Switching from Netdata to Beszel
For years now, I've been using Netdata to monitor my servers, both local and remote nodes. It's a great system – easy to setup, well supported, and presents a great deal of data just by default, even before adding any of the many available plugins.
Not only does it make a nice dashboard for an overview of server statuses, but all that data lets you dive in to do some real troubleshooting without having to manually find and parse tons of logs.
But at the end of the day, Netdata is a commercial product for enterprise deployments. The free “community” account limits you to 5 nodes via their cloud aggregator, which is the only way to view and combine data across multiple nodes. My “mini datacenter” and remote routers have passed that limit.

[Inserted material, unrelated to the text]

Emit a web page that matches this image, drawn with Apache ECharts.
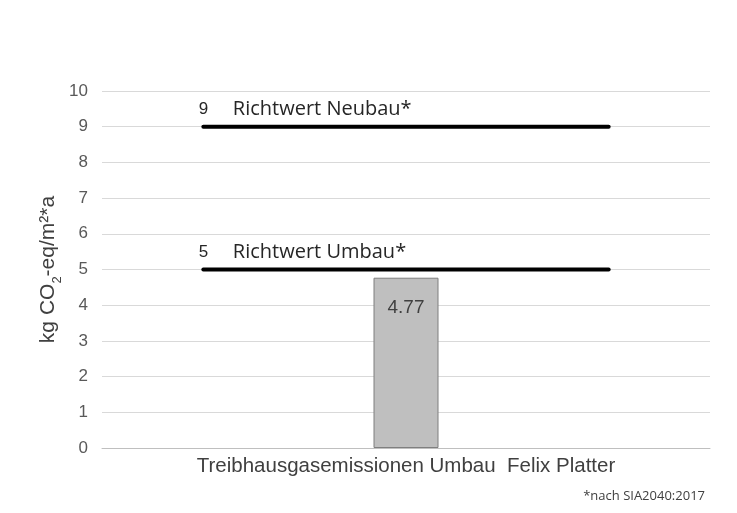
<!DOCTYPE html>
<html>
<head>
<meta charset="utf-8">
<script src="https://cdn.jsdelivr.net/npm/echarts@6/dist/echarts.min.js"></script>
<style>
  html, body { margin: 0; padding: 0; background: #fff; }
  #chart { width: 737px; height: 513px; }
</style>
</head>
<body>
<div id="chart"></div>
<script>
// chart data
const categories = ['Treibhausgasemissionen Umbau  Felix Platter'];
const barValues = [4.77];
const guideNames = ['Richtwert Neubau*', 'Richtwert Umbau*'];
const guideValues = [9, 5];
// guide lines run from x=1 to x=5 on a hidden 0..6 axis
const guideStart = 1;
const guideEnd = 5;
const yTicks = [0, 10, 1]; // min, max, interval

var myChart = echarts.init(document.getElementById('chart'));

// one line series per guide value, label sits above the left end
var guideSeries = guideValues.map(function (v, i) {
  return {
    name: guideNames[i],
    type: 'line',
    xAxisIndex: 1,
    yAxisIndex: 0,
    symbol: 'circle',
    symbolSize: 1,
    silent: true,
    lineStyle: { color: '#000', width: 4, cap: 'round' },
    itemStyle: { color: '#000' },
    data: [
      {
        value: [guideStart, v],
        label: {
          show: true,
          position: [-4, -17],
          align: 'left',
          verticalAlign: 'middle',
          formatter: '{v|' + v + '}{t|' + guideNames[i] + '}',
          rich: {
            v: { fontFamily: 'Liberation Sans', fontSize: 17, color: '#262626', width: 34 },
            t: { fontFamily: 'Open Sans', fontSize: 20, color: '#262626' }
          }
        }
      },
      [guideEnd, v]
    ]
  };
});

var option = {
  animation: false,
  backgroundColor: '#fff',
  title: {
    text: '*nach SIA2040:2017',
    right: 27,
    bottom: 5,
    textStyle: { fontFamily: 'Open Sans', fontSize: 13, fontWeight: 'normal', color: '#404040' }
  },
  grid: { left: 102, right: 27, top: 91, bottom: 65 },
  xAxis: [
    {
      type: 'category',
      data: categories,
      axisLine: { lineStyle: { color: '#bfbfbf', width: 1 } },
      axisTick: { show: false },
      axisLabel: { fontFamily: 'Liberation Sans', fontSize: 20.5, color: '#404040', margin: 8 }
    },
    {
      type: 'value',
      min: 0,
      max: 6,
      show: false
    }
  ],
  yAxis: {
    type: 'value',
    min: yTicks[0],
    max: yTicks[1],
    interval: yTicks[2],
    name: '{n|kg CO}{s|2}{n|-eq/m²*a}',
    nameLocation: 'middle',
    nameGap: 42,
    nameRotate: 90,
    nameMoveOverlap: false,
    nameTextStyle: {
      rich: {
        n: { fontFamily: 'Liberation Sans', fontSize: 21, color: '#404040', lineHeight: 24, verticalAlign: 'middle' },
        s: { fontFamily: 'Liberation Sans', fontSize: 13, color: '#404040', lineHeight: 24, verticalAlign: 'bottom', padding: [0, 0, -4, 0] }
      }
    },
    axisLine: { show: false },
    axisTick: { show: false },
    axisLabel: { fontFamily: 'Liberation Sans', fontSize: 17, color: '#595959', margin: 14 },
    splitLine: { lineStyle: { color: '#d9d9d9', width: 1 } }
  },
  series: [
    {
      type: 'bar',
      data: barValues,
      barWidth: 65,
      itemStyle: { color: '#bfbfbf', borderColor: '#7f7f7f', borderWidth: 1 },
      label: {
        show: true,
        position: 'insideTop',
        distance: 21,
        fontFamily: 'Liberation Sans',
        fontSize: 19,
        color: '#404040'
      }
    }
  ].concat(guideSeries)
};

myChart.setOption(option);
</script>
</body>
</html>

So began my search for a completely FOSS community project for server monitoring. Of course, there's the Grafana+Prometheus stack, but that's quite a bit of work and probably way too feature-rich for what I need.
Enter Beszel – a rather new and upcoming project that aims to offer a simple and lightweight monitoring system with a pretty GUI. Nice!
Setup
Beszel runs as a server + agents architecture. Both components can be installed via either Docker or a convenience bash script, each resulting in a container or systemd service accordingly. This worked great in most cases, except when it came to my “big boy” server running Enterprise Linux. Beszel doesn't come with a SELinux policy, and it only monitors either Docker or Podman hosts, but not both. A little tweaking was needed to setup the agent in Podman to disable container monitoring altogether. The agents installed just fine within Debian-based VMs, however. (Alpine is now supported too.)
Fair to say, Beszel isn't prioritizing the enterprise market, which is fine by me.
In use
Beszel does exactly what it says on the tin – simple, lightweight, and easy on the eyes. The homepage is a nice reactive dashboard with just simple linear bars for the most basic metrics of each node. Clicking into a node presents more metrics in pretty graphs. The CPU graph currently doesn't show app/cgroup breakdowns, but the Docker graph does show individual containers.
With Netdata, system load for agents was around 2-4% on 7th-gen Intel cores, with significant spikes when pulling the full data streams. Beszel OTOH runs really lean at less than 1%.
Alerts (email) are also really simple, with toggles for each of the basic metrics for each node.
Conclusion
Beszel is no enterprise monitoring system; and it doesn't pretend to be. Netdata and other solutions exist for that. Instead, it is a simple and useful dashboard for keeping an eye on your server fleet, with no commercial limitations. Perfect for the homelabber.